The probability that an archer hits the target when it is windy is 0.4 ; when it is not windy her probability of hitting the target is 0.7 on any shot the probability of a gust of wind is 0.3 find probability she hit the target
Answers
Case Where is a gust of wind and she hits the target
Let A denote the event that she hits the target on any given try and B be the event that there is a gust of wind on a given try. We are given
P(A|B) = 0.4, P(A|B') = 0.7 and P(B) = 0.3
P(A∩B) =P(B)P(A|B) = (0.3)(0.4) = 0.12
Answer:
0.61
Step-by-step explanation:
P(E) = Probability of Event E
Here, the event E is the even of the girl hitting the target
P(E) = P(E/A1)(PA1) + P(E/A2)*(P/A2) - (i)
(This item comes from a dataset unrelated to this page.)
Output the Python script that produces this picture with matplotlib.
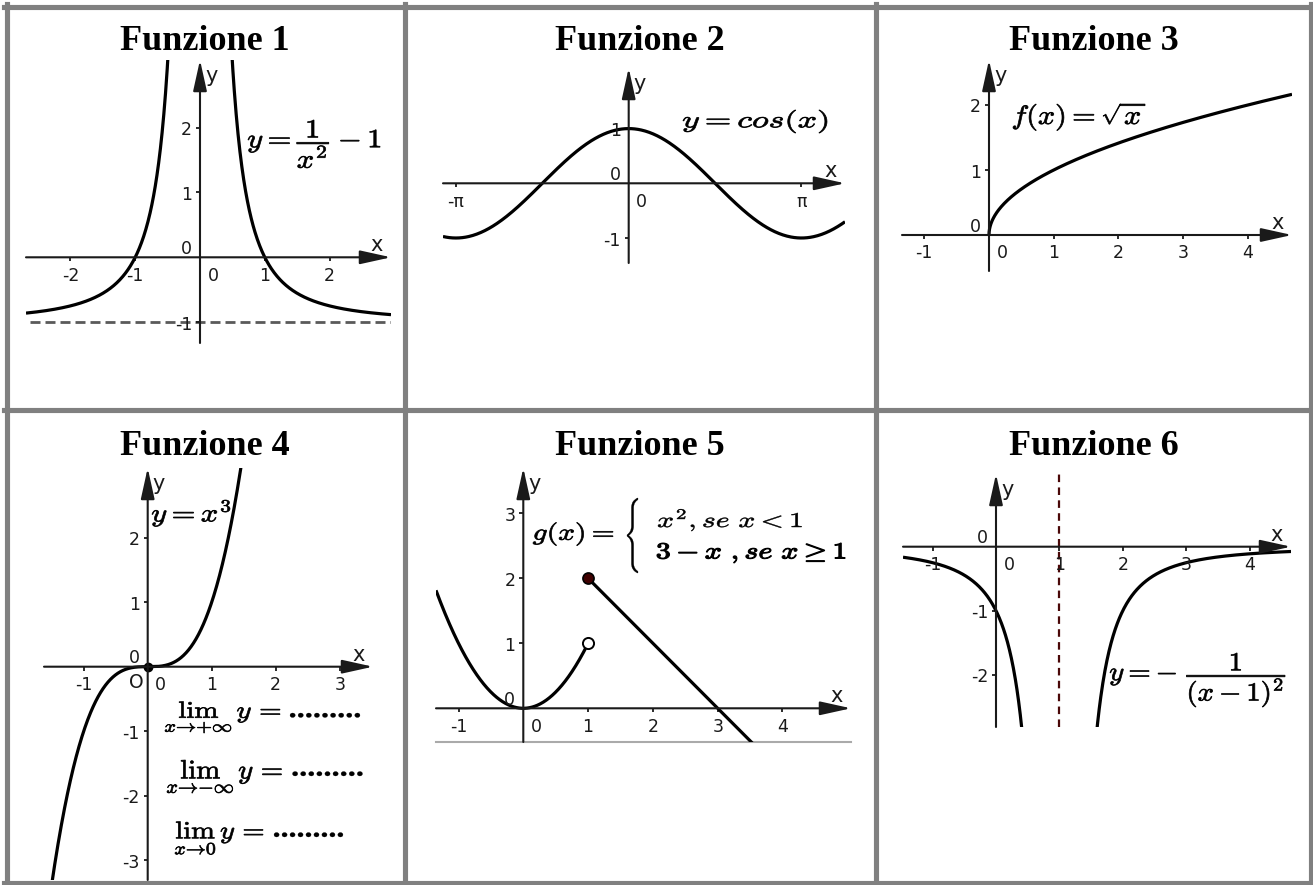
import numpy as np
import matplotlib
matplotlib.use('Agg')
import matplotlib.pyplot as plt
from matplotlib import transforms
from matplotlib.lines import Line2D
from matplotlib.textpath import TextPath
from matplotlib.patches import PathPatch
from matplotlib.font_manager import FontProperties
from matplotlib.transforms import Affine2D

plt.rcParams['mathtext.fontset'] = 'cm'

W, H = 1313, 885
fig = plt.figure(figsize=(W / 100, H / 100), dpi=100)

# chart content
titles = ['Funzione 1', 'Funzione 2', 'Funzione 3', 'Funzione 4', 'Funzione 5', 'Funzione 6']

p1_xticks = [-2, -1, 1, 2]
p1_yticks = [-1, 1, 2]
p1_asymptote_y = -1

p2_xticks = [-np.pi, np.pi]
p2_xlabels = ['-π', 'π']
p2_yticks = [-1, 1]

p3_xticks = [-1, 1, 2, 3, 4]
p3_yticks = [1, 2]

p4_xticks = [-1, 1, 2, 3]
p4_yticks = [-3, -2, -1, 1, 2]

p5_xticks = [-1, 1, 2, 3, 4]
p5_yticks = [1, 2, 3]
p5_break_x = 1

p6_xticks = [-1, 1, 2, 3, 4]
p6_yticks = [-2, -1]
p6_asymptote_x = 1

AXC = '#1a1a1a'
TICKFONT = 12.5
LABFONT = 15


def px(x, y):
    return x / W, 1 - y / H


def make_panel(left, right, top, bottom, ox, oy, ux, uy):
    ax = fig.add_axes([left / W, 1 - bottom / H, (right - left) / W, (bottom - top) / H])
    ax.set_xlim((left - ox) / ux, (right - ox) / ux)
    ax.set_ylim((oy - bottom) / uy, (oy - top) / uy)
    ax.axis('off')
    return ax


def off(ax, dx, dy):
    return transforms.offset_copy(ax.transData, fig=fig, x=dx, y=dy, units='dots')


def draw_axes(ax, xticks, yticks, xlabels=None, ylabels=None):
    x0, x1 = ax.get_xlim()
    y0, y1 = ax.get_ylim()
    style = '-|>,head_length=1.9,head_width=0.42'
    ax.annotate('', xy=(x1, 0), xytext=(x0, 0), annotation_clip=False,
                arrowprops=dict(arrowstyle=style, color=AXC, lw=1.5, shrinkA=0, shrinkB=0))
    ax.annotate('', xy=(0, y1), xytext=(0, y0), annotation_clip=False,
                arrowprops=dict(arrowstyle=style, color=AXC, lw=1.5, shrinkA=0, shrinkB=0))
    ax.plot(xticks, [0] * len(xticks), ls='none', marker=3, ms=3, mew=1.3, color=AXC, clip_on=False)
    ax.plot([0] * len(yticks), yticks, ls='none', marker=0, ms=3, mew=1.3, color=AXC, clip_on=False)
    if xlabels is None:
        xlabels = [str(t) for t in xticks]
    if ylabels is None:
        ylabels = [str(t) for t in yticks]
    for t, lab in zip(xticks, xlabels):
        ax.text(t, 0, lab, ha='center', va='baseline', fontsize=TICKFONT, color=AXC,
                transform=off(ax, 0, -23.5))
    for t, lab in zip(yticks, ylabels):
        ax.text(0, t, lab, ha='right', va='baseline', fontsize=TICKFONT, color=AXC,
                transform=off(ax, -8, -7.5))
    # the two zeros at the origin
    ax.text(0, 0, '0', ha='right', va='baseline', fontsize=TICKFONT, color=AXC,
            transform=off(ax, -8, 3.5))
    ax.text(0, 0, '0', ha='center', va='baseline', fontsize=TICKFONT, color=AXC,
            transform=off(ax, 13, -23.5))
    ax.text(x1, 0, 'x', ha='center', va='baseline', fontsize=LABFONT, color=AXC,
            transform=off(ax, -14, 6))
    ax.text(0, y1, 'y', ha='left', va='baseline', fontsize=LABFONT, color=AXC,
            transform=off(ax, 5, -22))


def formula(s, x0, x1, y0=None, y1=None, em=None, base=None, weight=0.5, prop=None):
    # fit the text into the pixel box of the picture: either a full box (y0..y1)
    # or a given em size placed on a baseline, stretched to the width x0..x1
    tp = TextPath((0, 0), s, size=20, prop=prop)
    ext = tp.get_extents()
    sx = (x1 - x0) / ext.width
    if em is None:
        sy = (y1 - y0) / ext.height
        tr = Affine2D().translate(-ext.x0, -ext.y0).scale(sx, sy).translate(x0, H - y1)
    else:
        sy = em / 20
        tr = Affine2D().translate(-ext.x0, 0).scale(sx, sy).translate(x0, H - base)
    fig.add_artist(PathPatch(tp, transform=tr, facecolor='black', edgecolor='black',
                             lw=weight, zorder=5))


CURVE = dict(color='black', lw=2.3, solid_capstyle='butt')
DOTS = FontProperties(family='Liberation Serif', weight='bold')

# ---------------- Funzione 1 ----------------
ax1 = make_panel(26, 391, 60, 343, 200, 257.3, 64.8, 64.8)
ax1.axhline(p1_asymptote_y, xmin=0.01, color='#5a5a5a', lw=2, dashes=(3.6, 1.8))
draw_axes(ax1, p1_xticks, p1_yticks)
xa = np.linspace(ax1.get_xlim()[0], -0.05, 400)
xb = np.linspace(0.05, ax1.get_xlim()[1], 400)
ax1.plot(xa, 1 / xa ** 2 - 1, **CURVE)
ax1.plot(xb, 1 / xb ** 2 - 1, **CURVE)
formula(r'$y = \dfrac{1}{x^2} - 1$', 248, 380, 120, 168)

# ---------------- Funzione 2 ----------------
ax2 = make_panel(443, 845, 68, 263, 628.7, 183.3, 55, 54.7)
draw_axes(ax2, p2_xticks, p2_yticks, xlabels=p2_xlabels)
x2 = np.linspace(*ax2.get_xlim(), 500)
ax2.plot(x2, np.cos(x2), **CURVE)
formula(r'$y = cos(x)$', 683, 827, 110, 133)

# ---------------- Funzione 3 ----------------
ax3 = make_panel(902, 1292, 60, 271, 989, 235, 64.7, 65)
draw_axes(ax3, p3_xticks, p3_yticks)
x3 = np.concatenate([np.linspace(0, 0.05, 200), np.linspace(0.05, ax3.get_xlim()[1], 600)])
ax3.plot(x3, np.sqrt(x3), **CURVE)
formula(r'$f(x) = \sqrt{x}$', 1013, 1145, 104, 130.5)

# ---------------- Funzione 4 ----------------
ax4 = make_panel(44, 373, 468, 880, 147.7, 666.7, 64, 64.5)
draw_axes(ax4, p4_xticks, p4_yticks)
x4 = np.linspace(ax4.get_xlim()[0], 1.6, 500)
ax4.plot(x4, x4 ** 3, **CURVE)
ax4.plot([0], [0], 'o', color='black', ms=6, clip_on=False)
ax4.text(0, 0, 'O', ha='center', va='baseline', fontsize=TICKFONT + 1, color=AXC,
         transform=off(ax4, -11, -21))
formula(r'$y = x^3$', 152, 230, 500, 526.5)
formula(r'$\lim_{x\to+\infty}\,y\ =$', 165, 280, 701.5, 733)
formula(r'$\lim_{x\to-\infty}\,y\ =$', 167, 281.5, 760, 793)
formula(r'$\lim_{x\to 0}\,y\ =$', 175, 263, 821.5, 854.5)
formula('.........', 290, 360, 713, 717.5, weight=0.2, prop=DOTS)
formula('.........', 292.5, 362.5, 771.5, 776, weight=0.2, prop=DOTS)
formula('.........', 274, 343, 832.5, 837, weight=0.2, prop=DOTS)

# ---------------- Funzione 5 ----------------
ax5 = make_panel(436, 851, 468, 742, 523.3, 708.3, 64.8, 65)
ax5.axhline(ax5.get_ylim()[0], color='#aaaaaa', lw=1.5, clip_on=False)
draw_axes(ax5, p5_xticks, p5_yticks)
x5a = np.linspace(ax5.get_xlim()[0], p5_break_x - 0.04, 400)
x5b = np.linspace(p5_break_x, ax5.get_xlim()[1], 400)
ax5.plot(x5a, x5a ** 2, **CURVE)
ax5.plot(x5b, 3 - x5b, **CURVE)
ax5.plot([p5_break_x], [p5_break_x ** 2], 'o', ms=8, mfc='white', mec='black', mew=1.4, clip_on=False)
ax5.plot([p5_break_x], [3 - p5_break_x], 'o', ms=8, mfc='#3f0000', mec='black', mew=1.2, clip_on=False)
formula(r'$g(x) =$', 533, 613, 522.5, 545.5)
formula(r'$\{$', 627, 638, 498, 573, weight=0.2)
formula(r'$x^2, se\ x < 1$', 658, 801.5, em=21, base=527, weight=0.35)
formula(r'$3 - x\ , se\ x \geq 1$', 657, 845, em=23, base=558.5, weight=0.8)

# ---------------- Funzione 6 ----------------
ax6 = make_panel(903, 1291, 474, 727, 996, 546.7, 63.4, 64)
ax6.axvline(p6_asymptote_x, ymin=0, ymax=1.016, color='#4a0808', lw=1.6, dashes=(3.4, 2.4), clip_on=False)
draw_axes(ax6, p6_xticks, p6_yticks)
x6a = np.linspace(ax6.get_xlim()[0], 0.6, 400)
x6b = np.linspace(1.4, ax6.get_xlim()[1], 400)
ax6.plot(x6a, -1 / (x6a - 1) ** 2, **CURVE)
ax6.plot(x6b, -1 / (x6b - 1) ** 2, **CURVE)
formula(r'$y = -\ \dfrac{1}{(x-1)^2}$', 1110, 1285, 653, 707)

# ---------------- titles ----------------
title_x = [205, 639.5, 1093.5, 205, 639.5, 1093.5]
title_y = [49.5, 49.5, 49.5, 455, 455, 455]
for t, tx, ty in zip(titles, title_x, title_y):
    fig.text(*px(tx, ty), t, ha='center', va='baseline', fontsize=26,
             fontweight='bold', family='Liberation Serif', color='black')

# ---------------- table grid ----------------
GRID = '#808080'
for gx in [6.5, 404.5, 875.5, 1310.5]:
    fig.add_artist(Line2D([gx / W] * 2, [1 - 4 / H, 1 - 885 / H], transform=fig.transFigure,
                          color=GRID, lw=3.7, zorder=10))
for gy in [6.5, 410, 882.5]:
    fig.add_artist(Line2D([4 / W, 1313 / W], [1 - gy / H] * 2, transform=fig.transFigure,
                          color=GRID, lw=3.7, zorder=10))

fig.savefig('out.png', dpi=100, facecolor='white')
Here, we have two situations, either the wind is flowing when she takes her shot or the wind is not flowing.
The even when wind flows can be considered as A1 and the other case A2.
Clearly, P(A1) = 0.3 and P(A2) = 1 - 0.3 = 0.7
Since, we know that when the wind is flowing, the probability of her hitting the target is 0.4, therefore we know P(E/A1) = 0.4, similarly, P(E/A2) = 0.7
Applying (i) formula we get
P(E) = 0.4*0.3 + 0.7*0.7 = 0.61